A consequence of all this is that, as service users began to organise in recent years, they tended to band together according to the narrow groups into which they had been put. It’s understandable, but isn’t it time to challenge this? Wouldn’t it be a good idea now for us as service users to begin to link up across user groups and not always just to try to fight our own corner? We know we cross over the usual bureaucratic divisions. We know we are parents as well as disabled people may have learning difficulties and use mental health services, we may be older and live with HIV/Aids.

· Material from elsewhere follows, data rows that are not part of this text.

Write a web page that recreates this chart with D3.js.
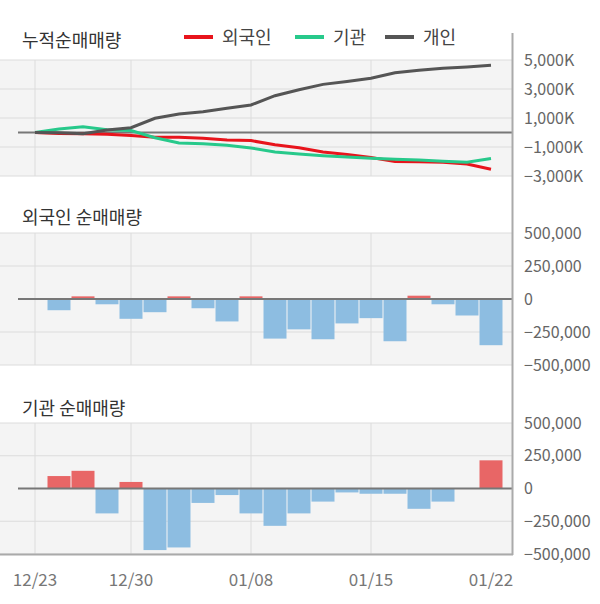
<!DOCTYPE html>
<html>
<head>
<meta charset="utf-8">
<script src="https://cdn.jsdelivr.net/npm/d3@7"></script>
<style>
  body { margin: 0; background: #fff; }
  text { font-family: "Noto Sans CJK KR", "Noto Sans", sans-serif; }
</style>
</head>
<body>
<svg id="chart" width="600" height="604"></svg>
<script>
var dates = ["12/23","12/24","12/26","12/27","12/30","01/02","01/03","01/06","01/07","01/08",
             "01/09","01/10","01/13","01/14","01/15","01/16","01/17","01/20","01/21","01/22"];
var tickDates = ["12/23","12/30","01/08","01/15","01/22"];
var gridDates = ["12/23","12/30","01/08","01/15"];

// cumulative net buying, thousands of shares
var foreignCum = [0, -70, -80, -120, -210, -320, -330, -400, -520, -560, -840, -1050, -1350, -1520, -1720, -2000, -2020, -2050, -2180, -2530];
var instCum = [0, 240, 400, 190, 140, -360, -730, -770, -880, -1070, -1340, -1480, -1600, -1690, -1780, -1850, -1900, -1990, -2050, -1800];
var indivCum = [0, -20, -80, 170, 330, 980, 1280, 1430, 1670, 1900, 2540, 2950, 3320, 3520, 3740, 4120, 4290, 4430, 4520, 4630];

// daily net buying, shares
var foreignDaily = [null, -85000, 20000, -40000, -150000, -100000, 20000, -70000, -170000, 20000,
                    -300000, -230000, -305000, -185000, -145000, -320000, 25000, -40000, -125000, -350000];
var instDaily = [null, 95000, 135000, -190000, 50000, -470000, -450000, -110000, -50000, -190000,
                 -285000, -190000, -100000, -30000, -40000, -40000, -155000, -100000, 0, 215000];

var cumTicks = [5000, 3000, 1000, -1000, -3000];
var dailyTicks = [500000, 250000, 0, -250000, -500000];

var seriesNames = ["외국인", "기관", "개인"];
var seriesColors = ["#e8141c", "#27c98b", "#555555"];

var svg = d3.select("#chart"),
    plotLeft = 0,
    plotRight = 512,
    fmt = d3.format(",");

var x = d3.scaleBand().domain(dates).range([23, 503]).padding(0);
function cx(d) { return x(d) + x.bandwidth() / 2; }

function drawFrame(y, ticks, labelFmt, title, titleY) {
  var top = y.range()[1], bottom = y.range()[0];

  svg.append("rect")
      .attr("x", plotLeft).attr("y", top)
      .attr("width", plotRight - plotLeft).attr("height", bottom - top)
      .attr("fill", "#f4f4f4");

  // horizontal grid
  svg.append("g").selectAll("line")
      .data(ticks.filter(function(t) { return t !== 0; }))
      .enter().append("line")
      .attr("x1", plotLeft).attr("x2", plotRight)
      .attr("y1", function(d) { return y(d); })
      .attr("y2", function(d) { return y(d); })
      .attr("stroke", "#dcdcdc").attr("stroke-width", 1);

  // vertical grid
  svg.append("g").selectAll("line")
      .data(gridDates)
      .enter().append("line")
      .attr("x1", cx).attr("x2", cx)
      .attr("y1", top).attr("y2", bottom)
      .attr("stroke", "#dcdcdc").attr("stroke-width", 1);

  // right axis labels
  var axis = svg.append("g")
      .attr("transform", "translate(" + (plotRight + 12) + ",0)")
      .call(d3.axisRight(y).tickValues(ticks).tickSize(0).tickFormat(labelFmt));
  axis.select(".domain").remove();
  axis.selectAll("text")
      .attr("x", 0)
      .attr("fill", "#666")
      .style("font-size", "16px")
      .style("font-family", "\"Noto Sans CJK KR\", \"Noto Sans\", sans-serif");

  svg.append("text")
      .attr("x", 22).attr("y", titleY)
      .attr("fill", "#333")
      .style("font-size", "18px")
      .text(title);
}

function zeroLine(y) {
  svg.append("line")
      .attr("x1", 18).attr("x2", plotRight)
      .attr("y1", y(0)).attr("y2", y(0))
      .attr("stroke", "#777").attr("stroke-width", 2);
}

// ---- cumulative panel
var yCum = d3.scaleLinear().domain([-3000, 5000]).range([176, 60]);
drawFrame(yCum, cumTicks, function(d) { return fmt(d) + "K"; }, "누적순매매량", 47);
zeroLine(yCum);

var line = d3.line()
    .x(function(d, i) { return cx(dates[i]); })
    .y(function(d) { return yCum(d); });

[foreignCum, instCum, indivCum].forEach(function(s, i) {
  svg.append("path")
      .datum(s)
      .attr("fill", "none")
      .attr("stroke", seriesColors[i])
      .attr("stroke-width", 3)
      .attr("d", line);
});

// legend
var legendX = [184, 295, 385];
var legend = svg.append("g").selectAll("g")
    .data(seriesNames)
    .enter().append("g")
    .attr("transform", function(d, i) { return "translate(" + legendX[i] + ",37)"; });
legend.append("line")
    .attr("x1", 0).attr("x2", 29)
    .attr("stroke", function(d, i) { return seriesColors[i]; })
    .attr("stroke-width", 4);
legend.append("text")
    .attr("x", 38).attr("y", 7)
    .attr("fill", "#444")
    .style("font-size", "18px")
    .text(function(d) { return d; });

// ---- daily bar panels
function drawBars(y, values) {
  svg.append("g").selectAll("rect")
      .data(values.map(function(v, i) { return {date: dates[i], value: v}; })
                  .filter(function(d) { return d.value; }))
      .enter().append("rect")
      .attr("x", function(d) { return x(d.date) + 0.5; })
      .attr("width", x.bandwidth() - 1)
      .attr("y", function(d) { return y(Math.max(0, d.value)); })
      .attr("height", function(d) { return Math.abs(y(d.value) - y(0)); })
      .attr("fill", function(d) { return d.value > 0 ? "#e86666" : "#8dbde1"; });
}

var yForeign = d3.scaleLinear().domain([-500000, 500000]).range([365, 233]);
drawFrame(yForeign, dailyTicks, fmt, "외국인 순매매량", 224);
drawBars(yForeign, foreignDaily);
zeroLine(yForeign);

var yInst = d3.scaleLinear().domain([-500000, 500000]).range([554, 423]);
drawFrame(yInst, dailyTicks, fmt, "기관 순매매량", 415);
drawBars(yInst, instDaily);
zeroLine(yInst);

// outer axis lines
svg.append("line")
    .attr("x1", plotRight + 0.5).attr("x2", plotRight + 0.5)
    .attr("y1", 33).attr("y2", 555)
    .attr("stroke", "#aaa").attr("stroke-width", 2);
svg.append("line")
    .attr("x1", 0).attr("x2", plotRight + 1)
    .attr("y1", 554.5).attr("y2", 554.5)
    .attr("stroke", "#aaa").attr("stroke-width", 2);

// x labels
svg.append("g").selectAll("text")
    .data(tickDates)
    .enter().append("text")
    .attr("x", cx)
    .attr("y", 586)
    .attr("text-anchor", "middle")
    .attr("fill", "#777")
    .style("font-size", "17px")
    .text(function(d) { return d; });
</script>
</body>
</html>
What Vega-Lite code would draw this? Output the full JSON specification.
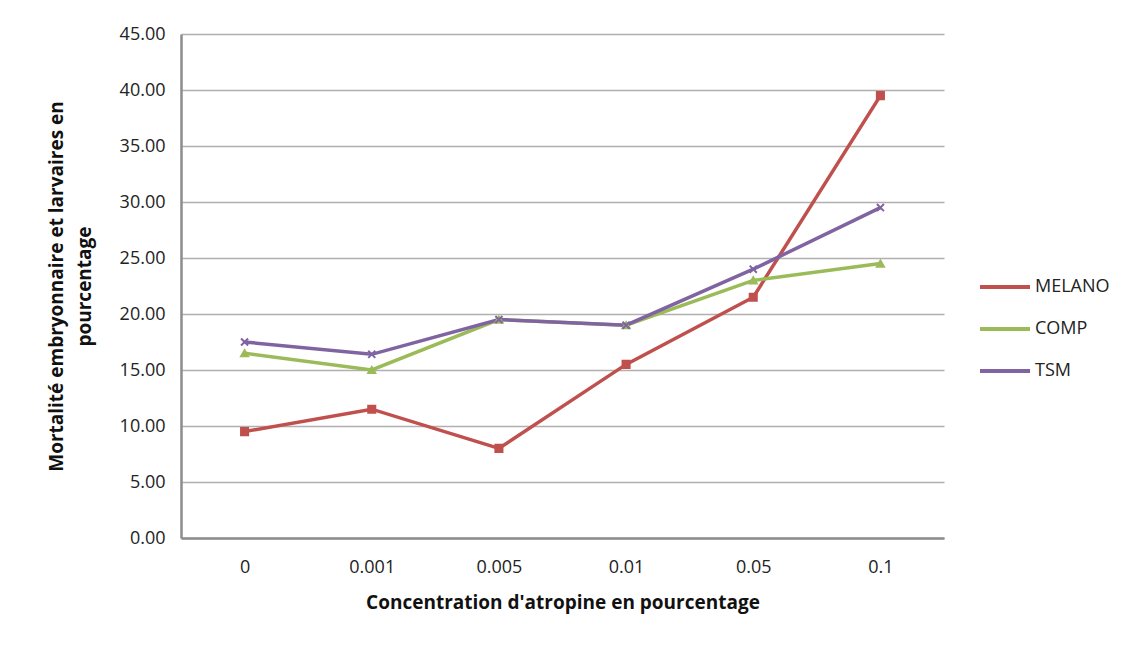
{
  "$schema": "https://vega.github.io/schema/vega-lite/v6.json",
  "width": 763,
  "height": 504,
  "autosize": "none",
  "padding": {"left": 181, "top": 34, "right": 195, "bottom": 108},
  "background": "white",
  "config": {
    "font": "Open Sans",
    "view": {"stroke": null}
  },
  "data": {
    "values": [
      {"conc": "0", "series": "MELANO", "value": 9.5},
      {"conc": "0.001", "series": "MELANO", "value": 11.5},
      {"conc": "0.005", "series": "MELANO", "value": 8.0},
      {"conc": "0.01", "series": "MELANO", "value": 15.5},
      {"conc": "0.05", "series": "MELANO", "value": 21.5},
      {"conc": "0.1", "series": "MELANO", "value": 39.5},
      {"conc": "0", "series": "COMP", "value": 16.5},
      {"conc": "0.001", "series": "COMP", "value": 15.0},
      {"conc": "0.005", "series": "COMP", "value": 19.5},
      {"conc": "0.01", "series": "COMP", "value": 19.0},
      {"conc": "0.05", "series": "COMP", "value": 23.0},
      {"conc": "0.1", "series": "COMP", "value": 24.5},
      {"conc": "0", "series": "TSM", "value": 17.5},
      {"conc": "0.001", "series": "TSM", "value": 16.4},
      {"conc": "0.005", "series": "TSM", "value": 19.5},
      {"conc": "0.01", "series": "TSM", "value": 19.0},
      {"conc": "0.05", "series": "TSM", "value": 24.0},
      {"conc": "0.1", "series": "TSM", "value": 29.5}
    ]
  },
  "encoding": {
    "x": {
      "field": "conc",
      "type": "ordinal",
      "sort": null,
      "scale": {"type": "point", "padding": 0.5},
      "axis": {
        "title": "Concentration d'atropine en pourcentage",
        "titleFontSize": 19,
        "titleFontWeight": "bold",
        "titleColor": "#111111",
        "titlePadding": 17,
        "labelAngle": 0,
        "labelFontSize": 18,
        "labelColor": "#222222",
        "labelPadding": 20,
        "ticks": false,
        "domainColor": "#8C8C8C",
        "domainWidth": 2.5,
        "grid": false
      }
    },
    "y": {
      "field": "value",
      "type": "quantitative",
      "scale": {"domain": [0, 45], "nice": false},
      "axis": {
        "title": ["Mortalité embryonnaire et larvaires en", "pourcentage"],
        "titleFontSize": 19,
        "titleFontWeight": "bold",
        "titleColor": "#111111",
        "titleX": -115,
        "titleLineHeight": 28,
        "values": [0, 5, 10, 15, 20, 25, 30, 35, 40, 45],
        "format": ".2f",
        "labelFontSize": 18,
        "labelColor": "#222222",
        "labelPadding": 16,
        "ticks": false,
        "domainColor": "#8C8C8C",
        "domainWidth": 2.5,
        "grid": true,
        "gridColor": "#B0B0B0",
        "gridWidth": 1.5
      }
    }
  },
  "resolve": {"legend": {"shape": "independent", "stroke": "independent", "color": "independent"}},
  "layer": [
    {
      "mark": {"type": "line", "strokeWidth": 3.5},
      "encoding": {
        "color": {
          "field": "series",
          "type": "nominal",
          "scale": {"domain": ["MELANO", "COMP", "TSM"], "range": ["#C0504D", "#9BBB59", "#8064A2"]},
          "legend": {
            "title": null,
            "orient": "none",
            "legendX": 797,
            "legendY": 226,
            "symbolType": "stroke",
            "symbolSize": 2500,
            "symbolStrokeWidth": 4,
            "labelFontSize": 18,
            "labelColor": "#222222",
            "labelOffset": 3,
            "rowPadding": 6
          }
        }
      }
    },
    {
      "mark": {"type": "point", "filled": true, "size": 50, "opacity": 1, "strokeWidth": 2},
      "encoding": {
        "color": {"field": "series", "type": "nominal", "legend": null},
        "stroke": {"field": "series", "type": "nominal", "scale": {"domain": ["MELANO", "COMP", "TSM"], "range": ["#C0504D", "#9BBB59", "#8064A2"]}, "legend": null},
        "shape": {
          "field": "series",
          "type": "nominal",
          "scale": {"domain": ["MELANO", "COMP", "TSM"], "range": ["square", "triangle-up", "M-1,-1L1,1M-1,1L1,-1"]},
          "legend": null
        }
      }
    }
  ]
}
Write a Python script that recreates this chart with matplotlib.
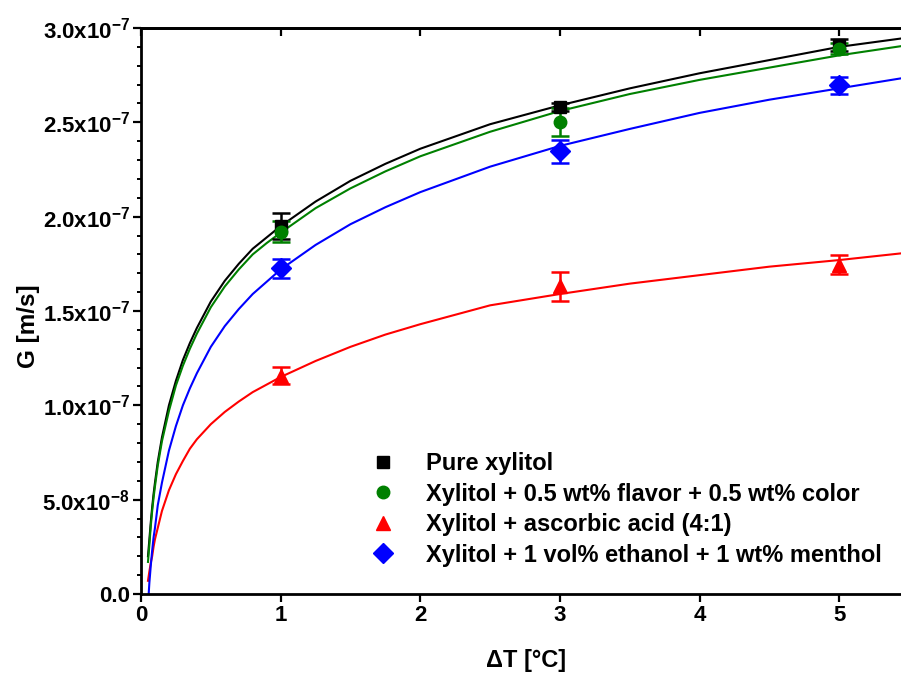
import math
import matplotlib
matplotlib.use("Agg")
import matplotlib.pyplot as plt
from matplotlib.lines import Line2D
from matplotlib.ticker import FixedLocator, FuncFormatter, MultipleLocator

plt.rcParams['font.family'] = ['Liberation Sans', 'DejaVu Sans']
plt.rcParams['font.weight'] = 'bold'
plt.rcParams['mathtext.fontset'] = 'custom'
plt.rcParams['mathtext.bf'] = 'Liberation Sans:bold'
plt.rcParams['mathtext.rm'] = 'Liberation Sans:bold'

# ---------------- data ----------------
labels = ["Pure xylitol",
          "Xylitol + 0.5 wt% flavor + 0.5 wt% color",
          "Xylitol + ascorbic acid (4:1)",
          "Xylitol + 1 vol% ethanol + 1 wt% menthol"]
colors = ["#000000", "#008000", "#FF0000", "#0000FF"]
markers = ["s", "o", "^", "D"]

dT = [1, 3, 5]
G_pure = [1.95e-7, 2.58e-7, 2.91e-7]
E_pure = [0.07e-7, 0.02e-7, 0.03e-7]
G_flav = [1.92e-7, 2.50e-7, 2.89e-7]
E_flav = [0.055e-7, 0.075e-7, 0.03e-7]
G_asc = [1.157e-7, 1.63e-7, 1.745e-7]
E_asc = [0.045e-7, 0.075e-7, 0.05e-7]
G_eth = [1.727e-7, 2.347e-7, 2.696e-7]
E_eth = [0.05e-7, 0.06e-7, 0.046e-7]

# fitted curves (values in 1e-7 m/s)
fit_x = [0.05, 0.06, 0.07, 0.08, 0.09, 0.1, 0.12, 0.15, 0.2, 0.25, 0.3, 0.35,
         0.4, 0.5, 0.6, 0.7, 0.8, 0.9, 1.0, 1.25, 1.5, 1.75, 2.0, 2.5, 3.0,
         3.5, 4.0, 4.5, 5.0, 5.5]
fit_pure = [0.20, 0.29, 0.38, 0.46, 0.53, 0.59, 0.70, 0.83, 1.00, 1.13, 1.24,
            1.33, 1.41, 1.55, 1.66, 1.75, 1.83, 1.89, 1.95, 2.08, 2.19, 2.28,
            2.36, 2.49, 2.59, 2.68, 2.76, 2.83, 2.90, 2.95]
fit_flav = [0.17, 0.26, 0.36, 0.44, 0.51, 0.57, 0.68, 0.81, 0.97, 1.105, 1.21,
            1.30, 1.38, 1.52, 1.63, 1.72, 1.80, 1.86, 1.915, 2.045, 2.15, 2.24,
            2.32, 2.45, 2.56, 2.65, 2.725, 2.79, 2.855, 2.91]
fit_asc = [0.07, 0.12, 0.165, 0.20, 0.25, 0.29, 0.35, 0.44, 0.55, 0.635, 0.705,
           0.77, 0.82, 0.90, 0.965, 1.02, 1.07, 1.11, 1.15, 1.235, 1.31, 1.375,
           1.43, 1.53, 1.59, 1.645, 1.69, 1.735, 1.77, 1.81]
fit_eth_x = [0.055, 0.06, 0.07, 0.08, 0.09, 0.1, 0.12, 0.15, 0.2, 0.25, 0.3,
             0.35, 0.4, 0.5, 0.6, 0.7, 0.8, 0.9, 1.0, 1.25, 1.5, 1.75, 2.0,
             2.5, 3.0, 3.5, 4.0, 4.5, 5.0, 5.5]
fit_eth = [0.0, 0.06, 0.15, 0.23, 0.30, 0.35, 0.47, 0.59, 0.76, 0.89, 1.00,
           1.09, 1.17, 1.31, 1.42, 1.51, 1.59, 1.655, 1.72, 1.85, 1.96, 2.05,
           2.13, 2.265, 2.375, 2.465, 2.55, 2.62, 2.68, 2.74]

x_ticks = [0, 1, 2, 3, 4, 5]
y_ticks = [0.0, 0.5e-7, 1.0e-7, 1.5e-7, 2.0e-7, 2.5e-7, 3.0e-7]

# ---------------- figure ----------------
fig = plt.figure(figsize=(9.01, 6.74), dpi=100)
ax = fig.add_axes([141 / 901, 80 / 674, 768 / 901, 566 / 674])

series = [(G_pure, E_pure, fit_x, fit_pure),
          (G_flav, E_flav, fit_x, fit_flav),
          (G_asc, E_asc, fit_x, fit_asc),
          (G_eth, E_eth, fit_eth_x, fit_eth)]

for (g, e, fx, fy), c, m in zip(series, colors, markers):
    ax.plot(fx, [v * 1e-7 for v in fy], color=c, lw=1.5, zorder=2)
for (g, e, fx, fy), c, m in zip(series, colors, markers):
    ms = 9 if m in ("s", "o") else 10
    ax.errorbar(dT, g, yerr=e, fmt=m, color=c, ms=ms, elinewidth=1.8,
                capsize=6.5, capthick=1.8, zorder=3)

ax.set_xlim(0, 5.5)
ax.set_ylim(0, 3.0e-7)

def yfmt(v, pos):
    if abs(v) < 1e-12:
        return "0.0"
    e = int(math.floor(math.log10(abs(v)) + 1e-9))
    mant = v / 10 ** e
    return "%.1fx10$^{\\mathbf{%d}}$" % (mant, e)

ax.xaxis.set_major_locator(FixedLocator(x_ticks))
ax.yaxis.set_major_locator(FixedLocator(y_ticks))
ax.yaxis.set_minor_locator(MultipleLocator(1e-8))
ax.yaxis.set_major_formatter(FuncFormatter(yfmt))
ax.xaxis.set_major_formatter(FuncFormatter(lambda v, p: "%d" % v))

for s in ax.spines.values():
    s.set_linewidth(2.0)

ax.tick_params(axis='both', which='major', direction='out', length=5.5,
               width=1.6, labelsize=16, pad=2.5)
ax.tick_params(axis='y', which='minor', direction='out', length=3, width=1.4)
ax.tick_params(axis='x', which='minor', bottom=False)

secx = ax.secondary_xaxis('top')
secx.set_xticks(x_ticks)
secx.tick_params(direction='in', length=6, width=1.6, labeltop=False)
secy = ax.secondary_yaxis('right')
secy.set_yticks(y_ticks)
secy.tick_params(direction='in', length=6, width=1.6, labelright=False)
for sa in (secx, secy):
    for s in sa.spines.values():
        s.set_linewidth(2.0)

ax.set_xlabel("\u0394T [\u00b0C]", fontsize=17, fontweight='bold')
ax.xaxis.set_label_coords(0.502, -0.097)
ax.set_ylabel("G [m/s]", fontsize=17.5, fontweight='bold')
ax.yaxis.set_label_coords(-0.131, 0.473)

handles = [Line2D([], [], ls='none', marker=m, color=c,
                  ms=(9 if m in ("s", "o") else 10))
           for m, c in zip(markers, colors)]
ax.legend(handles, labels, loc='upper left', frameon=False,
          bbox_to_anchor=(365 / 901, (674 - 452) / 674),
          bbox_transform=fig.transFigure, borderpad=0, borderaxespad=0,
          handletextpad=1.1, labelspacing=0.32, handlelength=1.5,
          prop={'size': 17, 'weight': 'bold'})

fig.savefig("out.png", dpi=100)
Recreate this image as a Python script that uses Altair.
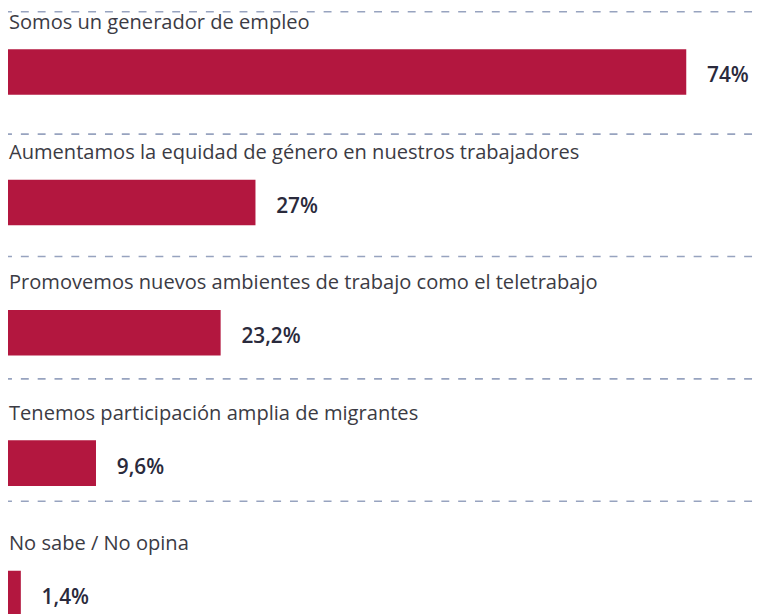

So long as user groups remain separate from each other, they are as likely as anyone else to retain broader prejudices. You often hear other user groups criticise disabled people for getting better benefits, for instance. Emphasising hierarchies of disadvantage isn’t useful ­either. The big charities haven’t always helped here, each one stressing that its group faces the highest levels of unemployment, the worst social exclusion, is subject to the greatest number of hate crimes so that it can command the biggest public response. But, as service users, don’t we all face discrimination and exclusion?

Different groups of service users should develop links and strengthen their networks with each other. Already some service user organisations are doing this. There is no reason to assume that the challenges service users face are likely to diminish. This way we are likely to improve our understanding of each other, prevent others setting us against one another, and be able to campaign a lot more effectively for our shared rights and different needs.

Peter Beresford is professor of social policy at Brunel University and long-term mental health service user.